“If you’re not trying to win at all costs, what on earth are you doing there?”, this phrase by Sir Stirling Moss is representative of how passionate he was about racing. This was a man who had established himself one of the greatest players to have been a part of F1 and he had inspired, and also been admired by many.
Sir Stirling Moss had a successful career, and in his 14 years of being a part of F1, he competed in 375 races, from which he won 212, and this is a impressive feat to have achieved. A man like Moss could not be taken away from the sport he loved so much, the only reason why he had to retire from racing was due to a horrific crash that took place during the Formula One Glover trophy in the year 1962.

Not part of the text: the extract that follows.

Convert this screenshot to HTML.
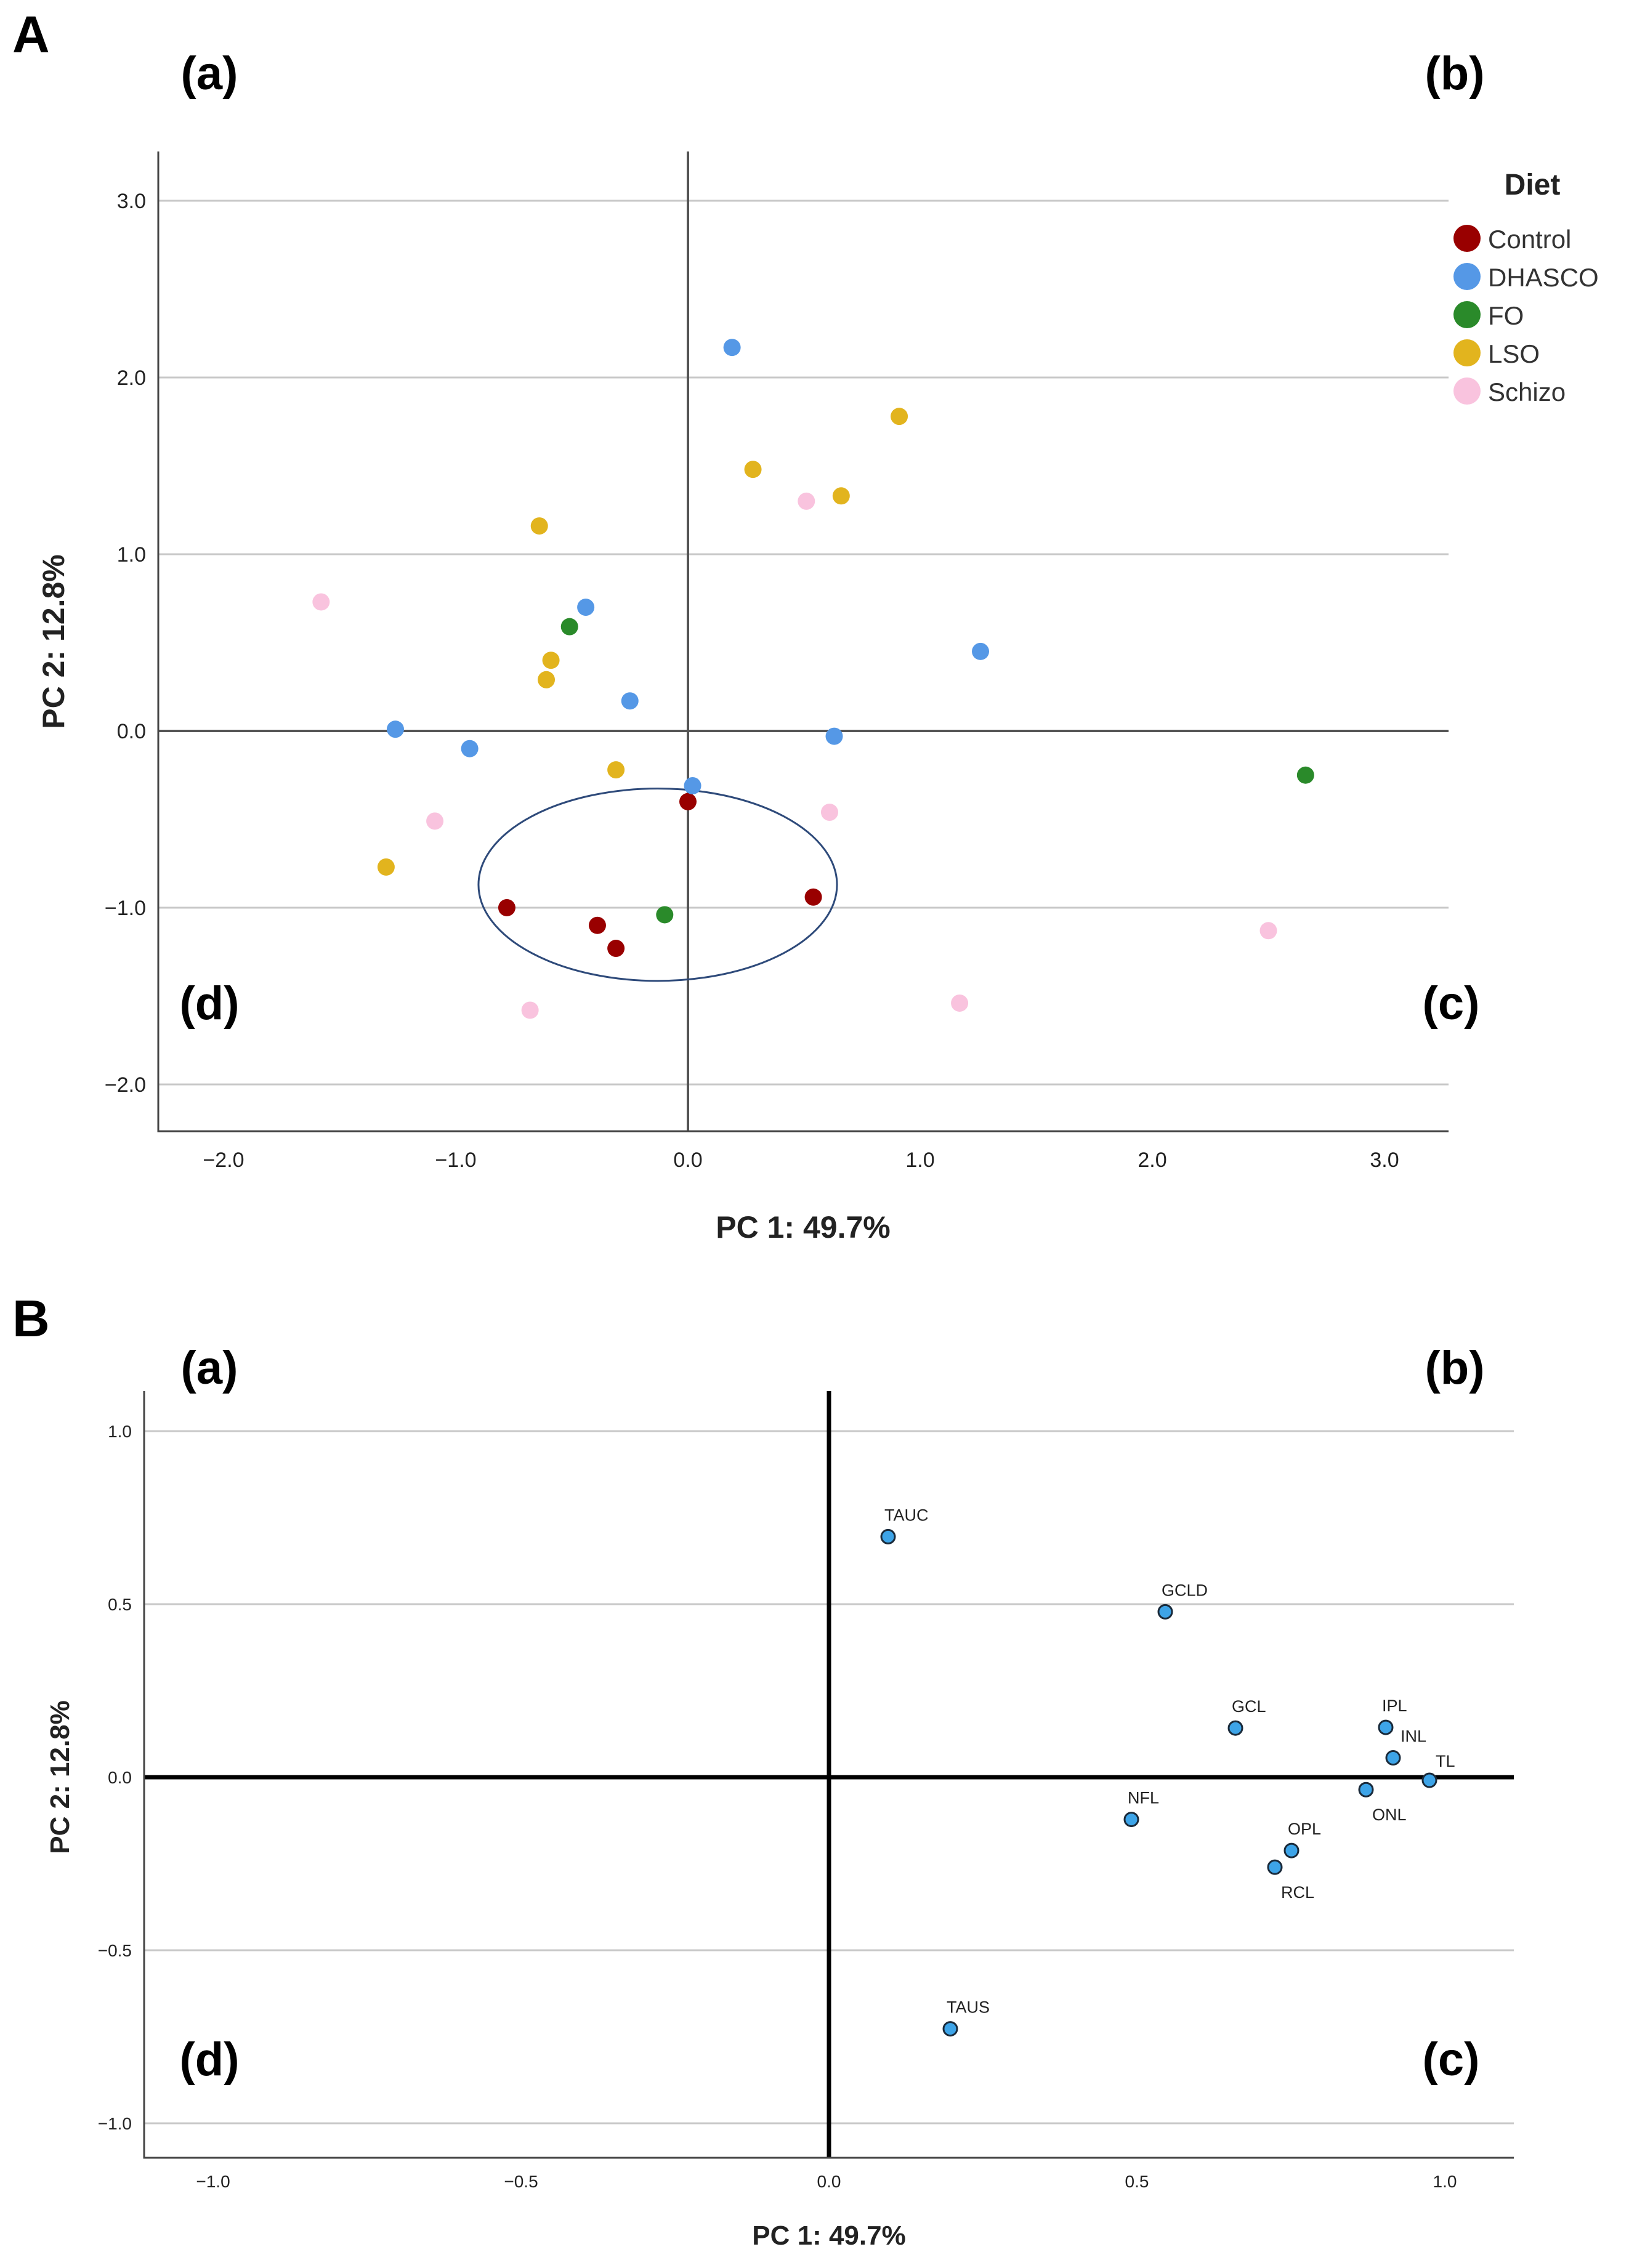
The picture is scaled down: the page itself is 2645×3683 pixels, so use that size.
<!DOCTYPE html>
<html><head><meta charset="utf-8"><style>
html,body{margin:0;padding:0;background:#fff}
svg{display:block}
text{font-family:"Liberation Sans",sans-serif}
</style></head>
<body>
<svg id="fig" width="2645" height="3683" viewBox="0 0 2645 3683" xmlns="http://www.w3.org/2000/svg"></svg>
<script>
// ---------- Panel A data ----------
const dietGroups = ['Control','DHASCO','FO','LSO','Schizo'];
const controlX = [0.00,-0.78,-0.39,-0.31,0.54];
const controlY = [-0.40,-1.00,-1.10,-1.23,-0.94];
const dhascoX = [0.19,-0.44,1.26,-0.25,-1.26,-0.94,0.63,0.02];
const dhascoY = [2.17,0.70,0.45,0.17,0.01,-0.10,-0.03,-0.31];
const foX = [-0.51,-0.10,2.66];
const foY = [0.59,-1.04,-0.25];
const lsoX = [0.91,0.28,0.66,-0.64,-0.59,-0.61,-0.31,-1.30];
const lsoY = [1.78,1.48,1.33,1.16,0.40,0.29,-0.22,-0.77];
const schizoX = [-1.58,0.51,-1.09,0.61,2.50,-0.68,1.17];
const schizoY = [0.73,1.30,-0.51,-0.46,-1.13,-1.58,-1.54];
const aXTicks = [-2,-1,0,1,2,3];
const aYTicks = [3,2,1,0,-1,-2];
const ellipseCenter = [-0.13,-0.87];
const ellipseRadii = [0.772,0.544];
// ---------- Panel B data ----------
const loadingNames = ['TAUC','GCLD','GCL','IPL','INL','TL','ONL','NFL','OPL','RCL','TAUS'];
const loadingX = [0.096,0.546,0.66,0.904,0.916,0.975,0.872,0.491,0.751,0.724,0.197];
const loadingY = [0.695,0.478,0.142,0.144,0.056,-0.009,-0.036,-0.122,-0.212,-0.260,-0.727];
const bXTicks = [-1,-0.5,0,0.5,1];
const bYTicks = [1,0.5,0,-0.5,-1];

const NS='http://www.w3.org/2000/svg';
const svg=document.getElementById('fig');
function mk(tag,attrs,parent,txt){const e=document.createElementNS(NS,tag);for(const k in attrs)e.setAttribute(k,attrs[k]);if(txt!==undefined)e.textContent=txt;(parent||svg).appendChild(e);return e;}
function fmt1(v){return (v<0?'\u22121.0'.replace('1.0',Math.abs(v).toFixed(1)):v.toFixed(1));}

// ---------- Panel A ----------
const A={left:257,right:2352,top:246,bottom:1837,x0:1117,sx:377,y0:1187,sy:287};
const ax=v=>A.x0+v*A.sx, ay=v=>A.y0-v*A.sy;
const gA=mk('g',{});


aYTicks.forEach(t=>{
  if(t!==0){const l=mk('line',{x1:A.left,x2:A.right,y1:ay(t),y2:ay(t),stroke:'#c8c8c8','stroke-width':3},gA);
  
  }
  const tx=mk('text',{x:A.left-20,y:ay(t)+12,'font-size':34,'text-anchor':'end',fill:'#222'},gA,fmt1(t));
  
  
});
aXTicks.forEach(t=>{
  const tx=mk('text',{x:ax(t),y:1895,'font-size':34,'text-anchor':'middle',fill:'#222'},gA,fmt1(t));
  
  
});
let zl=mk('line',{x1:A.left,x2:A.right,y1:ay(0),y2:ay(0),stroke:'#555','stroke-width':4},gA);


zl=mk('line',{x1:ax(0),x2:ax(0),y1:A.top,y2:A.bottom,stroke:'#555','stroke-width':4},gA);


let axl=mk('path',{d:`M${A.left} ${A.top}V${A.bottom}H${A.right}`,fill:'none',stroke:'#444','stroke-width':3},gA);


const groupColors=['#990000','#5598E6','#2A8A2A','#E2B41E','#F9C3DE'];
const groupX=[controlX,dhascoX,foX,lsoX,schizoX], groupY=[controlY,dhascoY,foY,lsoY,schizoY];
const ell=mk('ellipse',{cx:ax(ellipseCenter[0]),cy:ay(ellipseCenter[1]),rx:ellipseRadii[0]*A.sx,ry:ellipseRadii[1]*A.sy,fill:'none',stroke:'#2E4A7A','stroke-width':3},gA);


groupX.forEach((xs,g)=>{xs.forEach((x,i)=>{
  const c=mk('circle',{cx:ax(x),cy:ay(groupY[g][i]),r:14,fill:groupColors[g]},gA);
  
  
});});
// legend
const lg=mk('g',{});


let lt=mk('text',{x:2488,y:316,'font-size':48,'font-weight':'bold','text-anchor':'middle',fill:'#222'},lg,'Diet');


dietGroups.forEach((n,i)=>{
  const y=393+i*62;
  const e=mk('g',{},lg);
  
  
  mk('circle',{cx:2382,cy:y-6,r:22,fill:groupColors[i]},e);
  mk('text',{x:2416,y:y+10,'font-size':42,fill:'#333'},e,n);
});
// titles
let t=mk('text',{x:1304,y:2010,'font-size':50,'font-weight':'bold','text-anchor':'middle',fill:'#222'},gA,'PC 1: 49.7%');


t=mk('text',{x:0,y:0,'font-size':50,'font-weight':'bold','text-anchor':'middle',fill:'#222',transform:'translate(104,1042) rotate(-90)'},gA,'PC 2: 12.8%');



// ---------- Panel B ----------
const B={left:234,right:2458,top:2259,bottom:3504,x0:1346,sx:1000,y0:2886,sy:562};
const bx=v=>B.x0+v*B.sx, by=v=>B.y0-v*B.sy;
const gB=mk('g',{});


bYTicks.forEach(tk=>{
  if(tk!==0){const l=mk('line',{x1:B.left,x2:B.right,y1:by(tk),y2:by(tk),stroke:'#c8c8c8','stroke-width':3},gB);
  
  }
  const tx=mk('text',{x:B.left-20,y:by(tk)+10,'font-size':28,'text-anchor':'end',fill:'#222'},gB,fmt1(tk));
  
  
});
bXTicks.forEach(tk=>{
  const tx=mk('text',{x:bx(tk),y:3552,'font-size':28,'text-anchor':'middle',fill:'#222'},gB,fmt1(tk));
  
  
});
zl=mk('line',{x1:B.left,x2:B.right,y1:by(0),y2:by(0),stroke:'#000','stroke-width':7},gB);


zl=mk('line',{x1:bx(0),x2:bx(0),y1:B.top,y2:B.bottom,stroke:'#000','stroke-width':7},gB);


axl=mk('path',{d:`M${B.left} ${B.top}V${B.bottom}H${B.right}`,fill:'none',stroke:'#444','stroke-width':3},gB);


const below={ONL:1,RCL:1};
loadingNames.forEach((n,i)=>{
  const cx=bx(loadingX[i]), cy=by(loadingY[i]);
  const c=mk('circle',{cx:cx,cy:cy,r:11,fill:'#3DA4E8',stroke:'#1a2a3a','stroke-width':3},gB);
  
  
  let lx=cx-6, ly=cy-26, anchor='start';
  if(below[n]){lx=cx+10; ly=cy+50;}
  if(n==='TL'){lx=cx+10; ly=cy-22;}
  if(n==='INL'){lx=cx+12; ly=cy-26;}
  const l=mk('text',{x:lx,y:ly,'font-size':27,'text-anchor':anchor,fill:'#222'},gB,n);
  
  
});
t=mk('text',{x:1346,y:3645,'font-size':44,'font-weight':'bold','text-anchor':'middle',fill:'#222'},gB,'PC 1: 49.7%');


t=mk('text',{x:0,y:0,'font-size':44,'font-weight':'bold','text-anchor':'middle',fill:'#222',transform:'translate(112,2886) rotate(-90)'},gB,'PC 2: 12.8%');



// ---------- Panel letters & quadrant labels ----------
const labels=[['A',20,85,84,'panel-label-a','start'],['B',20,2170,84,'panel-label-b','start'],
 ['(a)',340,145,76,'quadrant-a-top','middle'],['(b)',2362,145,76,'quadrant-b-top','middle'],
 ['(d)',340,1655,76,'quadrant-d-top','middle'],['(c)',2356,1655,76,'quadrant-c-top','middle'],
 ['(a)',340,2247,76,'quadrant-a-bottom','middle'],['(b)',2362,2247,76,'quadrant-b-bottom','middle'],
 ['(d)',340,3370,76,'quadrant-d-bottom','middle'],['(c)',2356,3370,76,'quadrant-c-bottom','middle']];
labels.forEach(l=>{
  const e=mk('text',{x:l[1],y:l[2],'font-size':l[3],'font-weight':'bold','text-anchor':l[5],fill:'#000'},svg,l[0]);
  
  
});
</script>
</body></html>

This crash left him in a coma for a month, and post this crash, he felt he was not performing up to his standards anymore, and decided to retire. This also earned him the title for the greatest and most eligible racer ever to not be a world champion. In fact, Sir Stirling Moss was so great that Mercedes had even rolled out a special edition of their already very special Mercedes SLR McLaren supercar. It was called the Mercedes SLR Stirling Moss, it is a very rare car, spectacular to look at and currently is worth in the millions. Imagine having a special car from Mercedes and you get to see it!
Sir Stirling Moss was born in 1929 and his career started at the age of 18, when he raced in a Cooper 500 competition, and since then, Moss never looked back. Moss was hungry for opportunities, but he needed to prove his mettle, and he attained his recognition and first international victory, when Tommy Wisdom lent his Jaguar XK120 to Moss, and Moss took this opening and he demolished his competitors, his Jaguar teammates included.
Clearly Jaguar saw Moss’s capabilities and potential and they signed him as their teams’s leader. When Moss would be pacing away during a race, it would appear as though the car and him were at one, which just shows how profound was his love for motor races. If one were to talk about the highlight of Stirling Moss’s career, without doubt it would be his triumph in the 1955 Mille Miglia, which was a 1600 kilometer race through Italy, and Moss while driving a Mercedes-Benz 300SLR made his victory look so easy, as he attained the first position by a lead of half an hour, second being his rival and idol Juan Manuel Fangio.
Stirling Moss was a great man on the race track, and as a human too. In 1958, Moss lost to Ferrari’s Hawthorn, and during this race Moss saved Hawthorn from receiving a penalty of 6 points, by standing up for him when Hawthorn’s actions regarding a spin at the Portuguese Grand Prix had been questioned. Moss lost to Hawthorn by 1 point, which he could have avoided had he not stood up for Hawthorn, but that was the kind of man Moss was, true to the game, inside and out. It is instances like this which defined him, and provided him with the world’s love and approbation.
After the 1958 defeat, Moss took less interest on winning the championship, and raced for his love for racing. While driving for Lotus, Moss took on the much superior Ferrari ‘Sharknose’ and not only did he take this car on, but he even defeated it. This just goes on to show that it was expertise which could power any car he drove towards victory.
By the end of 1961, Moss had been the world’s best for 4 seasons, but he was aware of Jim Clark another exceptional racer, and Moss thought of upgrading his equipment to in order to race Clark. Luckily for him, at this point a deal with Walker was available to race a Ferrari in F1, but this race was never to be, as Moss suffered a ghastly crash during the Formula One Glover Trophy, in Goodwood, when his car hit the bank of the earth at 160 kilometer per hour.
This accident resulted in him suffering brain injuries, and his left side being paralysed for 6 months.In spite of an accident of this kind, Moss, brave as ever, became a business man and in this venture of his life, he did quite well. He also continued to be a part of motor races, by being a commentator and many other roles.
Moss had one said ‘I hope I’ll continue to be described as the greatest driver who never won the world championship, but it doesn’t really matter, the most important thing for me was gaining respect of the drivers and I think I achieved that’. I think I can go on to say that not only did he gain the respect of the drivers, but also the respect from the hundred and thousands of people who looked up to him. One of the many people he inspired is none other than Lewis Hamilton, who considers himself lucky to have shared friendship with Moss.
Fresh from the loss of Niki Lauda and the very young Anthoine Hubert in 2019, the world has lost another true legend. Rest in peace Sir Stirling Moss.